At mile 12 we had to run over the pedestrian bridge again, maybe only 15 steps across it total. But it was steep and wood and slippery. As I approached, all I could hear was people groaning. Miles of flat terrain followed by a steep uphill, however short is brutally painful. The groans were right, it was all one could do to not fall on your face sliding down the other side of that thing. But you knew the end was near, it was the only thing that kept you going.
Half way between there and the finish line I saw a frog. Running. A person in a frog costume was not going to beat me.
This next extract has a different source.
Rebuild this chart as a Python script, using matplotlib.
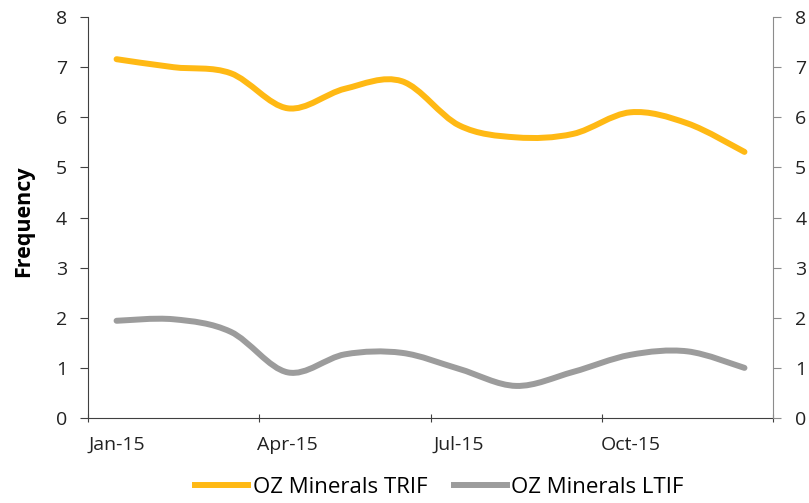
import numpy as np
import matplotlib.pyplot as plt
from matplotlib.path import Path
from matplotlib.patches import PathPatch
from matplotlib.lines import Line2D

months = ['Jan-15', 'Feb-15', 'Mar-15', 'Apr-15', 'May-15', 'Jun-15',
          'Jul-15', 'Aug-15', 'Sep-15', 'Oct-15', 'Nov-15', 'Dec-15']
trif = [7.16, 7.0, 6.88, 6.18, 6.57, 6.72, 5.84, 5.6, 5.67, 6.1, 5.88, 5.31]
ltif = [1.94, 1.97, 1.72, 0.91, 1.27, 1.30, 0.98, 0.64, 0.92, 1.26, 1.33, 1.0]
tick_labels = ['Jan-15', 'Apr-15', 'Jul-15', 'Oct-15']

yellow = '#FFB914'
grey = '#9C9C9C'

plt.rcParams['font.family'] = ['Open Sans', 'DejaVu Sans']


def smooth_path(x, y):
    # excel-style smoothed line: cubic bezier through each point
    x = np.asarray(x, float)
    y = np.asarray(y, float)
    n = len(x)
    verts = [(x[0], y[0])]
    codes = [Path.MOVETO]
    for i in range(n - 1):
        p0 = np.array([x[max(i - 1, 0)], y[max(i - 1, 0)]])
        p1 = np.array([x[i], y[i]])
        p2 = np.array([x[i + 1], y[i + 1]])
        p3 = np.array([x[min(i + 2, n - 1)], y[min(i + 2, n - 1)]])
        c1 = p1 + (p2 - p0) / 6.0
        c2 = p2 - (p3 - p1) / 6.0
        verts += [tuple(c1), tuple(c2), tuple(p2)]
        codes += [Path.CURVE4] * 3
    return Path(verts, codes)


fig = plt.figure(figsize=(8.09, 5.03), dpi=100)
ax = fig.add_axes([0.1088, 0.169, 0.8467, 0.797])
xs = np.arange(len(months))

for vals, col in [(trif, yellow), (ltif, grey)]:
    ax.add_patch(PathPatch(smooth_path(xs, vals), facecolor='none',
                           edgecolor=col, lw=4.3, capstyle='round',
                           joinstyle='round'))

ax.set_xlim(-0.5, 11.5)
ax.set_ylim(0, 8)
ax.set_yticks(range(0, 9))

# ticks between months, labels centred on month
ax.set_xticks([-0.5, 2.5, 5.5, 8.5, 11.5])
ax.set_xticklabels([])
ax.set_xticks([0, 3, 6, 9], minor=True)
ax.set_xticklabels(tick_labels, minor=True)
ax.tick_params(axis='x', which='minor', length=0, pad=13, labelsize=14,
               colors='#222222')
ax.tick_params(axis='x', which='major', length=6, color='#404040',
               direction='inout')
ax.tick_params(axis='y', length=6, color='#404040', labelsize=14,
               labelcolor='#222222', pad=9)

for s in ['top', 'right']:
    ax.spines[s].set_visible(False)
ax.spines['left'].set_color('#404040')
ax.spines['bottom'].set_color('#404040')

ax.set_ylabel('Frequency', fontsize=15.5, fontweight='bold')
ax.yaxis.set_label_coords(-0.078, 0.49)

ax2 = ax.twinx()
ax2.set_ylim(0, 8)
ax2.set_yticks(range(0, 9))
for s in ['top', 'left', 'bottom']:
    ax2.spines[s].set_visible(False)
ax2.spines['right'].set_color('#8C8C8C')
ax2.tick_params(axis='y', length=6, color='#8C8C8C', labelsize=14,
                labelcolor='#222222', pad=10)

handles = [Line2D([], [], color=yellow, lw=4.3),
           Line2D([], [], color=grey, lw=4.3)]
fig.legend(handles, ['OZ Minerals TRIF', 'OZ Minerals LTIF'],
           loc='lower center', bbox_to_anchor=(0.543, -0.03), ncol=2,
           frameon=False, fontsize=16, handlelength=2.4, handletextpad=0.2,
           columnspacing=1.2)

fig.savefig('out.png', dpi=100)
It was the most bizarre thought but after 2 hours of effort beyond which I have never experienced, I wanted to beat that frog. So I started to run, really fast. I had no idea at the time but it appears that it was a good 10+ miles/hr. Hubbie wasn’t privy to my thoughts at the time given he was a few strides behind me and couldn’t see the frog at his angle. But he sped up too.
Then I heard him chuckle and knew he had the same thought.
At full speed we went blazing by countless people, I didn’t even notice them, they all seemed to be clearing a path. It was a good thing, I didn’t have much energy to run around anyone at that point. I was set to autopilot.
We hit the starting gates with a few hundred yards to go, Hubbie has always had amazing closing speed in races, he had me beat, hands down.
Those last few steps my stomach failed me, I felt the overwhelming urge to throw up on the frog man while I passed him but autopilot is funny, your legs won’t stop to let you get sick. You just keep running.
The last few steps of the race, hubbie slowed down to grab my hand so we could hold hands as we crossed the finish line together. It was almost picture perfect except it was that moment that I needed to step over the line, and almost wretch my guts out. But I’ve always liked my fairy tales real rather than happily ever after.
So, to the person who will no doubt post that beautiful moment on You-tube. Yup that’s me, half-marathon finisher almost throwing up on my husband, because somewhere around mile 4, I realized I could go faster.